Blender 3D: Noob to Pro/Quickie Texture
|Applicable Blender version: 2.70.|
Textures are laid on top of materials to give them complicated colors and other effects. An object is covered with a material, which might contain several textures: An image texture of stone, a texture to make the stone look bumpy, and a texture to make the stone deform in different ways.
A texture may be an image or a computed function. What the texture does and how it is mapped onto your object is set in the material buttons. Some commonly used texture types are shown on the page Using Textures.
This tutorial uses the file from the Quickie Material tutorial. If you didn't do it before, go back and do it now.
Making It Mottled
The file we're working with has no texture by default.
To add a texture:
- Bring up the Texture tab in the Properties window.
- The top panel shows a list of texture slots for the current material. In Blender v2.70, there should already be a texture in the first slot called "Tex". If it is not present, click on the + New-button under this list. This will create a new texture, attach it to the current material in the first slot, and select it ready for adjustments to its settings.
- Select the texture type Clouds in the pop-up menu. You can also change the texture's name, as we have done for the material.
A preview appears, as well as some parameters to experiment with. A Clouds texture provides some irregularities.
- If you check back in the Materials tab, you will see a preview of the texture applied to the material in a garish magenta colour. This is the default influence colour for a new texture; presumably it was deliberately chosen to stand out as a reminder to make you switch to settings other than the default!
Adjusting the Influence
If you scroll down the Texture settings in the Properties window, you will see two further panels, titled Mapping and Influence. The Influence panel controls how the material is affected by the texture. Among the ways it can do this are:
- RGB color (all images, Magic, every texture with a colorband)
- Intensity, either as grey scale or/and an alpha value (most of the procedural textures, image textures with alpha, textures with a colorband)
- Normal values (Stucci, normal maps), which give the material a bumpy or grainy appearance
If you want to use textures you always have to be aware of the value a texture provides and the Influence settings for the material.
If you look at the above default Influence settings, there is just one box checked, in a group titled “Diffuse:” (which means the texture influences parameters for the material’s diffuse shader). The labels next to the checkboxes will probably not be visible in the default window width; if you widen the window, you should see the word “Color:” appear in the value slider.
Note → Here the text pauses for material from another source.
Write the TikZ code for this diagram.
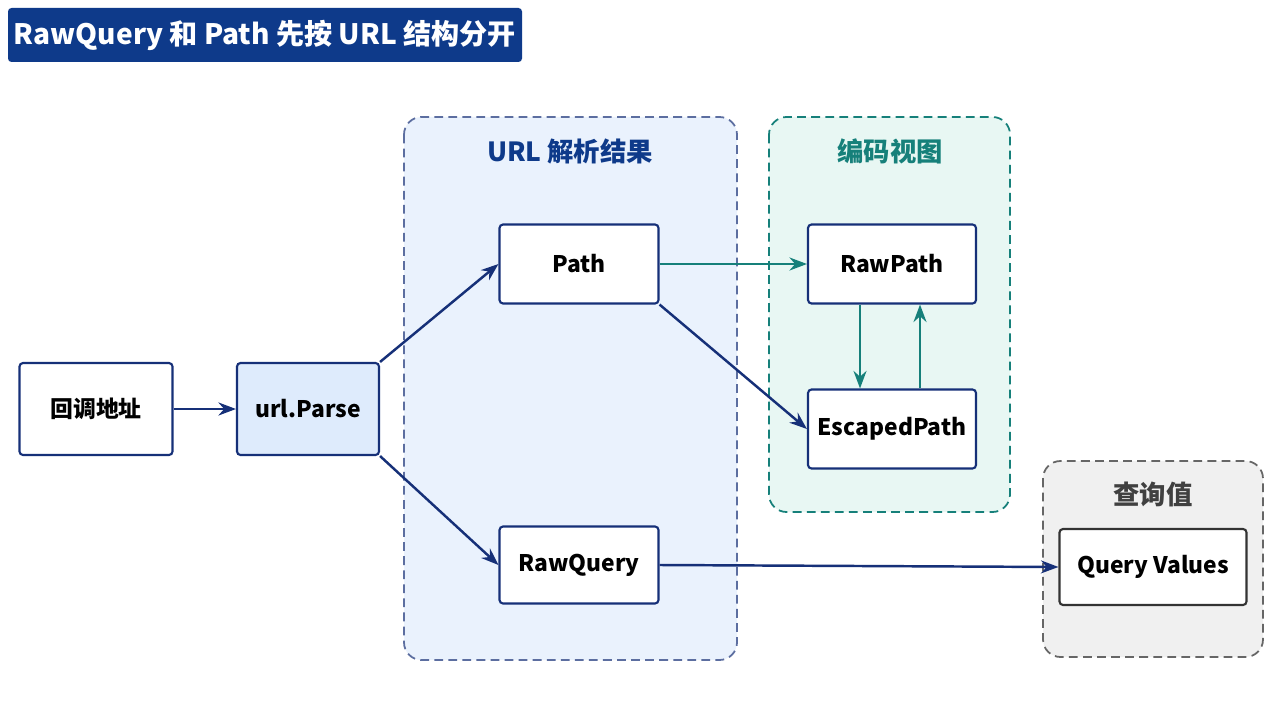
\documentclass[tikz,border=0pt]{standalone}
\usepackage{fontspec}
\setmainfont{Noto Sans CJK SC}
\usetikzlibrary{positioning, arrows.meta}
\definecolor{navycolor}{RGB}{22,48,120}
\definecolor{titlecolor}{RGB}{14,58,138}
\definecolor{tealcolor}{RGB}{22,128,122}
\definecolor{urlfill}{RGB}{234,242,253}
\definecolor{encfill}{RGB}{232,247,243}
\definecolor{qfill}{RGB}{240,240,240}
\definecolor{parsefill}{RGB}{222,235,252}
\tikzset{
  box/.style={draw=navycolor, line width=1.2pt, fill=white, rounded corners=2pt,
    font=\fontsize{13}{15}\selectfont\bfseries, text=black},
  group/.style={dash pattern=on 5pt off 3pt, line width=1pt, rounded corners=10pt},
  grouplabel/.style={font=\fontsize{15}{17}\selectfont\bfseries},
  link/.style={-{Stealth[length=3.5mm,width=2.6mm]}, line width=1.4pt, draw=navycolor},
  tlink/.style={link, draw=tealcolor}
}
\begin{document}
\begin{tikzpicture}[x=0.02cm, y=-0.02cm]
    \useasboundingbox[fill=white] (0,0) rectangle (1280,702);
    % Titre
    \node[fill=titlecolor, rounded corners=2pt, minimum width=514*0.02cm, minimum height=54*0.02cm,
      text=white, font=\fontsize{16}{18}\selectfont\bfseries] (title) at (265,35) {RawQuery 和 Path 先按 URL 结构分开};

    % Groupes
    \draw[group, draw=navycolor!70, fill=urlfill] (404,117) rectangle (737,660);
    \node[grouplabel, text=titlecolor] (urllbl) at (570,151) {URL 解析结果};
    \draw[group, draw=tealcolor, fill=encfill] (769,117) rectangle (1010,512);
    \node[grouplabel, text=tealcolor] (enclbl) at (890,151) {编码视图};
    \draw[group, draw=gray!80!black, fill=qfill] (1043,461) rectangle (1263,657);
    \node[grouplabel, text=black!75] (qlbl) at (1153,494) {查询值};

    % Noeuds
    \node[box, minimum width=153*0.02cm, minimum height=92*0.02cm] (cb) at (96,409) {回调地址};
    \node[box, fill=parsefill, minimum width=142*0.02cm, minimum height=92*0.02cm] (parse) at (308,409) {url.Parse};
    \node[box, minimum width=159*0.02cm, minimum height=79*0.02cm] (path) at (579,264) {Path};
    \node[box, minimum width=159*0.02cm, minimum height=77*0.02cm] (rq) at (579,565) {RawQuery};
    \node[box, minimum width=168*0.02cm, minimum height=79*0.02cm] (rp) at (892,264) {RawPath};
    \node[box, minimum width=168*0.02cm, minimum height=79*0.02cm] (ep) at (892,429) {EscapedPath};
    \node[box, draw=black!80, minimum width=187*0.02cm, minimum height=76*0.02cm] (qv) at (1153,567) {Query Values};

    % Flèches
    \draw[link] (cb) -- (parse);
    \draw[link] (parse.north east) -- (path.west);
    \draw[link] (parse.south east) -- (rq.west);
    \draw[link] (path.south east) -- (ep.west);
    \draw[link] (rq.east) -- (qv.west);
    \draw[tlink] (path.east) -- (rp.west);
    \draw[tlink] ([xshift=-32*0.02cm]rp.south) -- ([xshift=-32*0.02cm]ep.north);
    \draw[tlink] ([xshift=28*0.02cm]ep.north) -- ([xshift=28*0.02cm]rp.south);
\end{tikzpicture}
\end{document}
Alternatively, hover the mouse over either the checkbox or the slider, and you will see tooltips that mention “diffuse color”.
A Clouds texture provides a monochrome intensity value, ranging from 0 (where the texture is black) to 1 (where the texture is white). If you click on the colour swatch at the bottom of the Influence panel, you can alter the colour that is applied to the texture intensity value.
- Set the influence colour to black.
Procedural textures are not shown in the 3D window (only if you would use excessive amounts of vertices), even if you use GLSL materials. This means that we have to render the image to see the texture properly.
- Render the image (F12), or use the preview to judge the result of the texture.
Next we will add a Stucci texture to make our clouds look bumpy.
Making It Wrinkly (Bump Map)
- In the Texture panel in the Properties window, click on the second (empty) slot in the list of textures at the top. All the settings for the texture you previously created should disappear. (But of course they haven’t really gone, as you can confirm by reselecting the texture in the first slot.)
- Add a new texture here and set the type to Stucci.
- In the Influence panel, uncheck the Diffuse Color influence and, in the group titled “Geometry”, check the first box (titled “Norm”). This means it affects the rendered normal, i.e. the angle the renderer treats the surface as - creating fake shadows on the surface.
- Play with the Norm slider, but leave it on about 4.
The normal in physics and geometry is a vector perpendicular (“normal”) to a surface. It is used to calculate the effect of lighting. In computer graphics, we find we can achieve all kinds of interesting effects by having the normal point in some other direction than actually normal to the surface. As, in this example, by perturbing it from one pixel to the next according to the value of a texture function, we can give the impression of a more complex geometry than a simple smooth surface, without actually generating such a geometry. In other words, like many things in 3D graphics, this is a lie and a cheat, and you can tell because the outline border of the object is still smooth—the bumps only appear on the visible parts within the silhouette.
Such a use of a texture to fiddle the surface normal is called a “bump” map or “normal” map. If it were used to actually generate new geometry, then it is called a “displacement” map—of course, this becomes much more computationally expensive. Since bump mapping is fake 3D, it doesn’t necessarily look good under every circumstance, you will get a greater effect on smoothly curved surfaces with high specularity, only a little or no effect on flat surfaces with low specularity.